È discussa la configurabilità del concorso di più reati di valanga, inondazione o frana sussumibili nelle due fattispecie criminose appena descritte qualora, in conseguenza di una medesima condotta, si siano verificati più eventi relativi alle distinte ipotesi delittuose dell’art. 426 o dell’art. 449 c.p.. La giurisprudenza, sul punto, ha ritenuto che per applicare in concreto il concorso sia necessario esaminare la peculiarità dei fatti al fine di stabilire se vi sia stata una sola o più modificazioni della realtà naturale comportanti la lesione di più interessi socialmente rilevanti; ciò si è verificato ad esempio nelle ipotesi in cui la frana e l’inondazione non si sono limitati agli aspetti esteriori della caduta dei solidi o dei liquidi ma hanno anche determinato effetti pericolosi e dannosi che si presentano per gli insediamenti umani esistenti sul posto, con riguardo alle vite e ai beni delle persone coinvolte.
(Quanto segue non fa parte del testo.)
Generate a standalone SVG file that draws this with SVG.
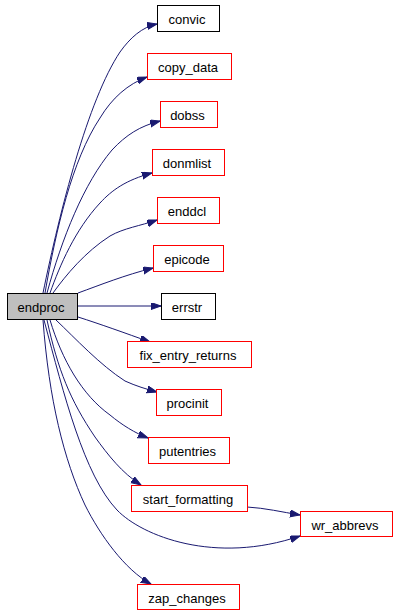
<svg xmlns="http://www.w3.org/2000/svg" width="397" height="613" viewBox="0 0 397 613">
<style>
  .bg { fill: #ffffff; }
  .node rect { fill: #ffffff; stroke: #ff0000; stroke-width: 1; }
  .node.black rect { stroke: #000000; }
  .node.root rect { fill: #bfbfbf; stroke: #000000; }
  .node text { font-family: "Liberation Sans", Arial, sans-serif; font-size: 13px; fill: #000000; text-anchor: middle; }
  .edges path { fill: none; stroke: #191970; stroke-width: 1; marker-end: url(#arrow); }
</style>
<defs>
  <marker id="arrow" markerUnits="userSpaceOnUse" markerWidth="11" markerHeight="8" refX="10" refY="3.5" orient="auto">
    <path d="M0,0 L10,3.5 L0,7 z" fill="#191970" stroke="#191970" stroke-width="1"/>
  </marker>
</defs>
<rect class="bg" x="0" y="0" width="397" height="613"/>
<g id="connectors" class="edges">
  <path d="M43,293 C60,210 88,100 120,52 C130,38 142,27 157,24"/>
  <path d="M45,293 C56,230 72,160 100,118 C112,98 128,84 147,77"/>
  <path d="M47,293 C62,238 84,183 112,150 C126,135 140,126 160,121"/>
  <path d="M50,293 C60,265 75,230 100,203 C112,190 126,180 152,173"/>
  <path d="M53,293 C66,275 85,252 110,236 C124,228 140,226 157,220"/>
  <path d="M78,293 C100,285 125,275 153,268"/>
  <path d="M77,306 L161,306"/>
  <path d="M78,317 C100,324 125,333 150,342"/>
  <path d="M56,320 C75,338 100,365 125,381 C136,386 146,389 157,392"/>
  <path d="M50,320 C62,360 82,395 110,415 C122,425 135,433 148,438"/>
  <path d="M47,320 C58,370 70,400 95,437 C108,455 122,473 141,485"/>
  <path d="M44,320 C64,395 84,475 117,510 C142,536 215,565 300,536"/>
  <path d="M43,320 C49,400 64,460 85,505 C100,535 125,570 151,584"/>
  <path d="M247,507 C265,508 282,512 300,515"/>
</g>
<g id="node-endproc" class="node root"><rect x="7.5" y="293.5" width="70" height="26"/><text x="41" y="312.3">endproc</text></g>
<g id="node-convic" class="node black"><rect x="157.5" y="5.5" width="62" height="26"/><text x="187" y="24.3">convic</text></g>
<g id="node-copy_data" class="node"><rect x="147.5" y="53.5" width="84" height="26"/><text x="188" y="72.3">copy_data</text></g>
<g id="node-dobss" class="node"><rect x="160.5" y="101.5" width="57" height="26"/><text x="187.5" y="120.3">dobss</text></g>
<g id="node-donmlist" class="node"><rect x="152.5" y="149.5" width="72" height="26"/><text x="187" y="168.3">donmlist</text></g>
<g id="node-enddcl" class="node"><rect x="157.5" y="197.5" width="62" height="26"/><text x="187" y="216.3">enddcl</text></g>
<g id="node-epicode" class="node"><rect x="153.5" y="245.5" width="70" height="26"/><text x="187" y="264.3">epicode</text></g>
<g id="node-errstr" class="node black"><rect x="161.5" y="293.5" width="54" height="26"/><text x="187" y="312.3">errstr</text></g>
<g id="node-fix_entry_returns" class="node"><rect x="127.5" y="341.5" width="124" height="26"/><text x="188" y="360.3">fix_entry_returns</text></g>
<g id="node-procinit" class="node"><rect x="156.5" y="389.5" width="65" height="26"/><text x="187.5" y="408.3">procinit</text></g>
<g id="node-putentries" class="node"><rect x="148.5" y="437.5" width="81" height="26"/><text x="187.5" y="456.3">putentries</text></g>
<g id="node-start_formatting" class="node"><rect x="131.5" y="485.5" width="116" height="26"/><text x="188" y="504.3">start_formatting</text></g>
<g id="node-wr_abbrevs" class="node"><rect x="300.5" y="511.5" width="92" height="25"/><text x="345" y="529.5">wr_abbrevs</text></g>
<g id="node-zap_changes" class="node"><rect x="137.5" y="584.5" width="102" height="25"/><text x="187" y="602.8">zap_changes</text></g>
</svg>
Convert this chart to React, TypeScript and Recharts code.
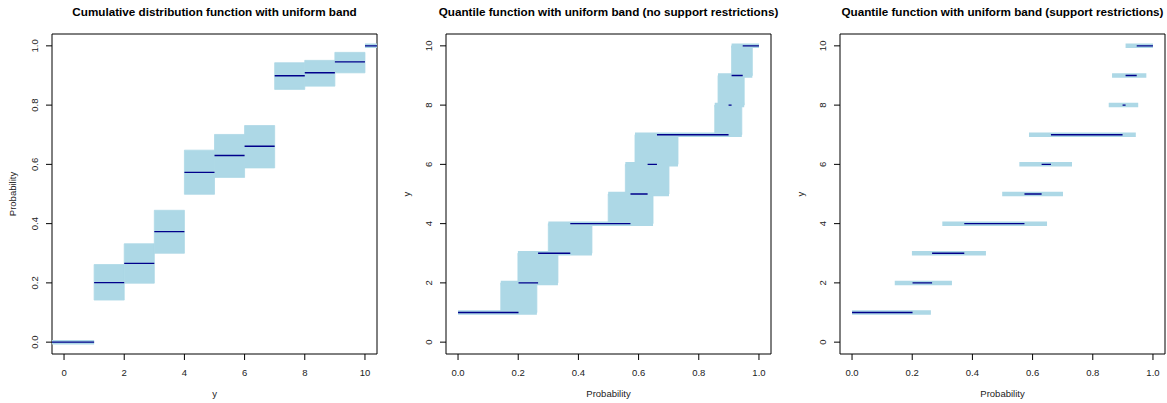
import React from 'react';
import { ComposedChart, Line, XAxis, YAxis, ReferenceArea } from 'recharts';

// ---- data ----
const support = [0, 1, 2, 3, 4, 5, 6, 7, 8, 9, 10];
const ecdf = [0, 0.201, 0.266, 0.373, 0.573, 0.63, 0.661, 0.899, 0.909, 0.946, 1.0];
const bandLower = [0, 0.142, 0.199, 0.3, 0.499, 0.556, 0.588, 0.853, 0.864, 0.909, 1.0];
const bandUpper = [0, 0.262, 0.332, 0.445, 0.648, 0.701, 0.731, 0.943, 0.951, 0.978, 1.0];

const probTicks = [0, 0.2, 0.4, 0.6, 0.8, 1.0];
const supportTicks = [0, 2, 4, 6, 8, 10];

const titles = [
  'Cumulative distribution function with uniform band',
  'Quantile function with uniform band (no support restrictions)',
  'Quantile function with uniform band (support restrictions)',
];

// ---- style ----
const FONT = '"Liberation Sans", Arial, Helvetica, sans-serif';
const BAND = '#add8e6';
const LINE = '#00008b';
const W = 379;
const H = 403;
const BOX_L = 52; // box left inside each chart
const BOX_T = 34;
const BOX_B = 354;
const PLOT_W = 325;

type Seg = { a: number; b: number; y: number };
type Rect = { x1: number; x2: number; y1: number; y2: number };

const segData = (segs: Seg[]) => {
  const out: { x: number; y: number | null }[] = [];
  segs.forEach((s) => {
    out.push({ x: s.a, y: s.y });
    out.push({ x: s.b, y: s.y });
    out.push({ x: s.b, y: null });
  });
  return out;
};

// Panel 1: CDF
const cdfDomainX: [number, number] = [-0.4, 10.4];
const cdfLines: Seg[] = support.map((k, i) => ({
  a: i === 0 ? cdfDomainX[0] : k,
  b: i === support.length - 1 ? cdfDomainX[1] : k + 1,
  y: ecdf[i],
}));
const cdfRects: Rect[] = support
  .map((k, i) => ({ x1: k, x2: k + 1, y1: bandLower[i], y2: bandUpper[i] }))
  .filter((r) => r.y2 > r.y1);
const cdfStrips: Seg[] = support
  .map((k, i) => ({
    a: i === 0 ? cdfDomainX[0] : k,
    b: i === support.length - 1 ? cdfDomainX[1] : k + 1,
    y: bandLower[i],
  }))
  .filter((_, i) => bandLower[i] === bandUpper[i]);

// Panels 2/3: quantile
const qLines: Seg[] = support.slice(1).map((k) => ({ a: ecdf[k - 1], b: ecdf[k], y: k }));
const qStrips: Seg[] = support.slice(1).map((k) => ({ a: bandLower[k - 1], b: bandUpper[k], y: k }));
const qRects: Rect[] = support
  .slice(1, support.length - 1)
  .map((k) => ({ x1: bandLower[k], x2: bandUpper[k], y1: k, y2: k + 1 }));

type PanelCfg = {
  left: number;
  title: string;
  xLabel: string;
  yLabel: string;
  xDomain: [number, number];
  yDomain: [number, number];
  xTicks: number[];
  yTicks: number[];
  xFmt: (v: number) => string;
  yFmt: (v: number) => string;
  rects: Rect[];
  strips: Seg[];
  lines: Seg[];
};

const fmt1 = (v: number) => v.toFixed(1);
const fmt0 = (v: number) => String(Math.round(v));

const panels: PanelCfg[] = [
  {
    left: 0,
    title: titles[0],
    xLabel: 'y',
    yLabel: 'Probability',
    xDomain: cdfDomainX,
    yDomain: [-0.04, 1.04],
    xTicks: supportTicks,
    yTicks: probTicks,
    xFmt: fmt0,
    yFmt: fmt1,
    rects: cdfRects,
    strips: cdfStrips,
    lines: cdfLines,
  },
  {
    left: 394,
    title: titles[1],
    xLabel: 'Probability',
    yLabel: 'y',
    xDomain: [-0.04, 1.04],
    yDomain: [-0.4, 10.4],
    xTicks: probTicks,
    yTicks: supportTicks,
    xFmt: fmt1,
    yFmt: fmt0,
    rects: qRects,
    strips: qStrips,
    lines: qLines,
  },
  {
    left: 788,
    title: titles[2],
    xLabel: 'Probability',
    yLabel: 'y',
    xDomain: [-0.04, 1.04],
    yDomain: [-0.4, 10.4],
    xTicks: probTicks,
    yTicks: supportTicks,
    xFmt: fmt1,
    yFmt: fmt0,
    rects: [],
    strips: qStrips,
    lines: qLines,
  },
];

const Panel = ({ cfg }: { cfg: PanelCfg }) => {
  const XTick = (props: any) => (
    <text x={props.x} y={376} textAnchor="middle" fontSize={9.5} fontFamily={FONT} fill="#222">
      {cfg.xFmt(props.payload.value)}
    </text>
  );
  const YTick = (props: any) => {
    const bx = BOX_L - 13.5;
    return (
      <text
        x={bx}
        y={props.y}
        transform={`rotate(-90 ${bx} ${props.y})`}
        textAnchor="middle"
        fontSize={9.5}
        fontFamily={FONT}
        fill="#222"
      >
        {cfg.yFmt(props.payload.value)}
      </text>
    );
  };
  return (
    <div style={{ position: 'absolute', left: cfg.left, top: 0, width: W, height: H }}>
      <ComposedChart
        width={W}
        height={H}
        margin={{ top: BOX_T, right: W - BOX_L - PLOT_W, bottom: 0, left: 0 }}
      >
        <XAxis
          dataKey="x"
          type="number"
          domain={cfg.xDomain}
          allowDataOverflow
          ticks={cfg.xTicks}
          tick={XTick}
          tickSize={6}
          tickLine={{ stroke: '#000', strokeWidth: 1 }}
          axisLine={false}
          height={H - BOX_B}
          interval={0}
        />
        <YAxis
          type="number"
          domain={cfg.yDomain}
          allowDataOverflow
          ticks={cfg.yTicks}
          tick={YTick}
          tickSize={6}
          tickLine={{ stroke: '#000', strokeWidth: 1 }}
          axisLine={false}
          width={BOX_L}
          interval={0}
        />
        {cfg.rects.map((r, i) => (
          <ReferenceArea
            key={'r' + i}
            x1={r.x1}
            x2={r.x2}
            y1={r.y1}
            y2={r.y2}
            fill={BAND}
            fillOpacity={1}
            stroke={BAND}
            strokeWidth={0.8}
            ifOverflow="visible"
          />
        ))}
        <Line
          data={segData(cfg.strips)}
          dataKey="y"
          stroke={BAND}
          strokeWidth={4.5}
          strokeLinecap="butt"
          dot={false}
          activeDot={false}
          connectNulls={false}
          isAnimationActive={false}
        />
        <Line
          data={segData(cfg.lines)}
          dataKey="y"
          stroke={LINE}
          strokeWidth={1.4}
          strokeLinecap="butt"
          dot={false}
          activeDot={false}
          connectNulls={false}
          isAnimationActive={false}
        />
        <ReferenceArea
          x1={cfg.xDomain[0]}
          x2={cfg.xDomain[1]}
          y1={cfg.yDomain[0]}
          y2={cfg.yDomain[1]}
          fill="none"
          stroke="#000"
          strokeWidth={1}
          ifOverflow="visible"
        />
      </ComposedChart>
    </div>
  );
};

const Labels = () => (
  <svg
    width={1167}
    height={403}
    style={{ position: 'absolute', left: 0, top: 0, pointerEvents: 'none' }}
  >
    {panels.map((cfg, i) => {
      const cx = cfg.left + BOX_L + PLOT_W / 2;
      const cy = (BOX_T + BOX_B) / 2;
      const lx = cfg.left + BOX_L - 36;
      return (
        <g key={i}>
          <text x={cx} y={16} textAnchor="middle" fontSize={11.7} fontWeight="bold" fontFamily={FONT} fill="#000">
            {cfg.title}
          </text>
          <text x={cx} y={396.5} textAnchor="middle" fontSize={9.5} fontFamily={FONT} fill="#222">
            {cfg.xLabel}
          </text>
          <text
            x={lx}
            y={cy}
            transform={`rotate(-90 ${lx} ${cy})`}
            textAnchor="middle"
            fontSize={9.5}
            fontFamily={FONT}
            fill="#222"
          >
            {cfg.yLabel}
          </text>
        </g>
      );
    })}
  </svg>
);

export default function App() {
  return (
    <div
      style={{
        position: 'fixed',
        left: 0,
        top: 0,
        width: 1167,
        height: 403,
        background: '#fff',
        overflow: 'hidden',
      }}
    >
      {panels.map((p, i) => (
        <Panel key={i} cfg={p} />
      ))}
      <Labels />
    </div>
  );
}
Di conseguenza l’astratta configurabilità di due reati autonomi è stata esclusa sul presupposto dell’unitaria valutazione giuridica che deriva dalla fusione di due eventi in un evento socialmente sentito come unico sotto il profilo della perdita e della messa a repentaglio di vite umane e del danno economico globale. La dottrina ha precisato, al riguardo, che l’art. 426 è norma a fattispecie plurime in rapporto di equivalenza o alternatività tra loro e configura un’ipotesi in cui il principio di unità normativa del precetto – ricollegato al fine perseguito dall’ordinamento – giustifica l’assunzione di più eventi posti in progressione naturalistica, ma costituenti un unico disastro, in un illecito unitario.
Il delitto di inondazione, frana o valanga si consuma nel momento e nel luogo in cui le masse d’acqua hanno assunto un’estensione e un’altezza tali da costituire inondazione, ovvero quando la frana o la valanga hanno iniziato a spostarsi o a rotolare verso il basso. Si ritiene configurabile il tentativo soltanto nell’ipotesi dolosa che è assistita da dolo generico.